I jumped off the stage just in time for the solo for “Be Your Dog.” The guitar rolled and stabbed, twisting itself into my chest. The crowd, once rowdy, stood in unanimous appreciation of the guitarist’s work. It seemed at once to go on forever and to be too short.

Once the solo ended, it was Iggy’s turn again.

“There’s a screaming girl in the front row,” he said. “She’s very pretty … But your pretty face is going to straight to hell, baby!” The Stooges crushed the crowd with the beats of “Your Pretty Face is Going to Hell.”  The drums and bass were in our bodies, vibrating from the inside out.  It’s one of the most memorable moments I’ve had as a concertgoer.

In the middle of the song, Iggy jumped into the crowd. He was the only one I’d seen that day who dared to crowd surf without security surrounding him. He sang a verse or two, floating on top of the front few rows, before a roadie reeled him back in with his mic chord.

And then it was over.

It wasn’t the Stooges’ music that surprised me. I’d heard “Be Your Dog,” “Passenger,” and numerous other tunes on jukeboxes and sound systems. It was the energy that they brought to the performance and transferred to the crowd that shocked and impressed me. It was the kind of performance that would make somebody run to the nearest record store and buy every Stooges’ albums–the kind of performance that will stay with me.

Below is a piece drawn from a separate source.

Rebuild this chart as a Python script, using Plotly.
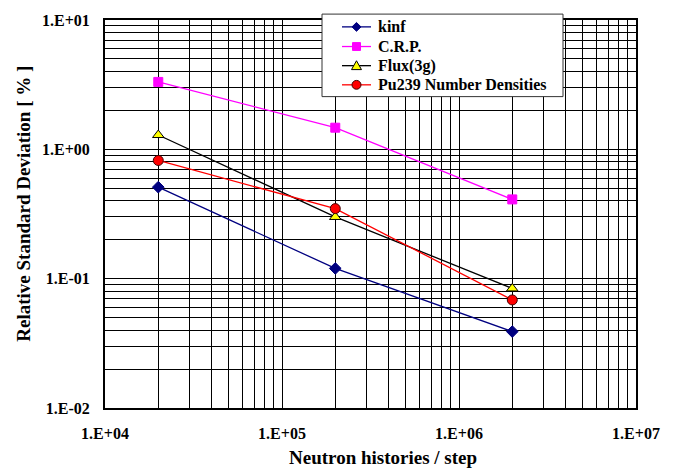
import plotly.graph_objects as go

# Neutron histories per step
histories = [2e4, 2e5, 2e6]

# Relative standard deviation [%] of each quantity
kinf = [0.51, 0.12, 0.039]
crp = [3.32, 1.47, 0.41]
flux_3g = [1.29, 0.30, 0.084]
pu239 = [0.82, 0.348, 0.0685]

series_names = ["kinf", "C.R.P.", "Flux(3g)", "Pu239 Number Densities"]

x_decades = [1e4, 1e5, 1e6, 1e7]
x_labels = ["1.E+04", "1.E+05", "1.E+06", "1.E+07"]
y_decades = [1e-2, 1e-1, 1e0, 1e1]
y_labels = ["1.E-02", "1.E-01", "1.E+00", "1.E+01"]

FONT = "Times New Roman, Liberation Serif, serif"

# plot area in pixels (figure is 675 x 474)
W, H = 675, 474
PL, PR, PT, PB = 105, 636, 13, 408


def px(x):
    return (x - PL) / (PR - PL)


def py(y):
    return (PB - y) / (PB - PT)


def log_grid(decades):
    vals, text = [], []
    for i, d in enumerate(decades):
        for m in range(1, 10):
            if i == len(decades) - 1 and m > 1:
                break
            vals.append(d * m)
            text.append("")
    return vals, text


xv, xt = log_grid(x_decades)
for d, lab in zip(x_decades, x_labels):
    xt[xv.index(d)] = lab
yv, yt = log_grid(y_decades)
for d, lab in zip(y_decades, y_labels):
    yt[yv.index(d)] = lab

styles = [
    dict(line="#000080", symbol="diamond", size=9, fill="#000080", edge="#000080"),
    dict(line="#FF00FF", symbol="square", size=9, fill="#FF00FF", edge="#FF00FF"),
    dict(line="#000000", symbol="triangle-up", size=10, fill="#FFFF00", edge="#000000"),
    dict(line="#FF0000", symbol="circle", size=10, fill="#FF0000", edge="#400000"),
]

fig = go.Figure()
for name, vals, st in zip(series_names, [kinf, crp, flux_3g, pu239], styles):
    fig.add_trace(go.Scatter(
        x=histories, y=vals, name=name, mode="lines+markers", showlegend=False,
        line=dict(color=st["line"], width=1.3),
        marker=dict(symbol=st["symbol"], size=st["size"], color=st["fill"],
                    line=dict(color=st["edge"], width=1)),
    ))

axis_common = dict(
    type="log", showgrid=True, gridcolor="#000000", gridwidth=1,
    showline=True, linecolor="#000000", linewidth=2, mirror=True,
    zeroline=False, ticks="",
    tickfont=dict(family=FONT, size=16, color="#000000", weight="bold"),
)
fig.update_xaxes(range=[4, 7], tickmode="array", tickvals=xv, ticktext=xt,
                 ticklabelstandoff=10, **axis_common)
fig.update_yaxes(range=[-2, 1], tickmode="array", tickvals=yv, ticktext=yt,
                 ticklabelstandoff=10, **axis_common)

fig.add_annotation(text="Neutron histories / step", xref="paper", yref="paper",
                   x=px(383), y=py(458), showarrow=False,
                   xanchor="center", yanchor="middle",
                   font=dict(family=FONT, size=19, color="#000000", weight="bold"))
fig.add_annotation(text="Relative Standard Deviation [ % ]", xref="paper", yref="paper",
                   x=px(24), y=py(200), showarrow=False,
                   textangle=-90, xanchor="center", yanchor="middle",
                   font=dict(family=FONT, size=19, color="#000000", weight="bold"))

# legend panel: framed box with a key line, key marker and label per series
shapes = [dict(type="rect", xref="paper", yref="paper", layer="above",
               x0=px(322), x1=px(563), y0=py(91), y1=py(7),
               fillcolor="#FFFFFF", line=dict(color="#333333", width=1))]
row_y = [20, 40, 59.5, 79]
kx0, kx1, kc = 342, 371, 356.5


def path(points):
    return "M " + " L ".join(f"{px(a):.5f},{py(b):.5f}" for a, b in points) + " Z"


for name, st, y in zip(series_names, styles, row_y):
    shapes.append(dict(type="line", xref="paper", yref="paper", layer="above",
                       x0=px(kx0), x1=px(kx1), y0=py(y), y1=py(y),
                       line=dict(color=st["line"], width=1.3)))
    if st["symbol"] == "diamond":
        pts = [(kc, y - 4.5), (kc + 4.5, y), (kc, y + 4.5), (kc - 4.5, y)]
        shapes.append(dict(type="path", xref="paper", yref="paper", layer="above",
                           path=path(pts), fillcolor=st["fill"],
                           line=dict(color=st["edge"], width=1)))
    elif st["symbol"] == "square":
        shapes.append(dict(type="rect", xref="paper", yref="paper", layer="above",
                           x0=px(kc - 4), x1=px(kc + 4), y0=py(y + 4), y1=py(y - 4),
                           fillcolor=st["fill"], line=dict(color=st["edge"], width=1)))
    elif st["symbol"] == "triangle-up":
        pts = [(kc, y - 5), (kc + 5, y + 4), (kc - 5, y + 4)]
        shapes.append(dict(type="path", xref="paper", yref="paper", layer="above",
                           path=path(pts), fillcolor=st["fill"],
                           line=dict(color=st["edge"], width=1)))
    else:
        shapes.append(dict(type="circle", xref="paper", yref="paper", layer="above",
                           x0=px(kc - 4.5), x1=px(kc + 4.5), y0=py(y + 4.5), y1=py(y - 4.5),
                           fillcolor=st["fill"], line=dict(color=st["edge"], width=1)))
    fig.add_annotation(text=name, xref="paper", yref="paper", x=px(376), y=py(y),
                       xanchor="left", yanchor="middle", showarrow=False,
                       font=dict(family=FONT, size=16, color="#000000", weight="bold"))

fig.update_layout(
    width=W, height=H, autosize=False,
    margin=dict(l=PL, r=W - PR, t=PT, b=H - PB),
    paper_bgcolor="#FFFFFF", plot_bgcolor="#FFFFFF",
    showlegend=False, shapes=shapes,
)

fig.write_html("out.html")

I imagine myself telling the legend of this show to children and grandchildren years from now. I see in their eyes that they don’t understand. Frustrated, I put on the first Stooges album and implore them to get the energy, the excitement of that night. It’s no use. Only the Stooges on that stage that night could command such energy. Only real artists could take the energy and give it to the crowd. Only people in that crowd can truly understand what a transcendent hour of music and dancing that was.

I’m frustrated now, trying to explain the emotion and buzz that was in the audience at that festival. It was every cliché there is about outdoor shows and aging punk rockers and teenage emo kids rolled together to mean something. It was a shared experience that I’m not sure I’ll ever have again. Hopefully, if I repeat the story enough, it will become a part of me and I’ll be able to recall the feeling I had.

The Replacements, who I was excited to see, played next. They were great, but not surprising. Public Enemy played the next day and I felt like I was back in 1990, which was what I expected. Both bands were really good, but the spark from Iggy and the Stooges made everything seem bland in comparison. Iggy was a habanero pepper and everyone else was vanilla yogurt.

The Stooges show will haunt me, if I’m lucky, for the rest of my life.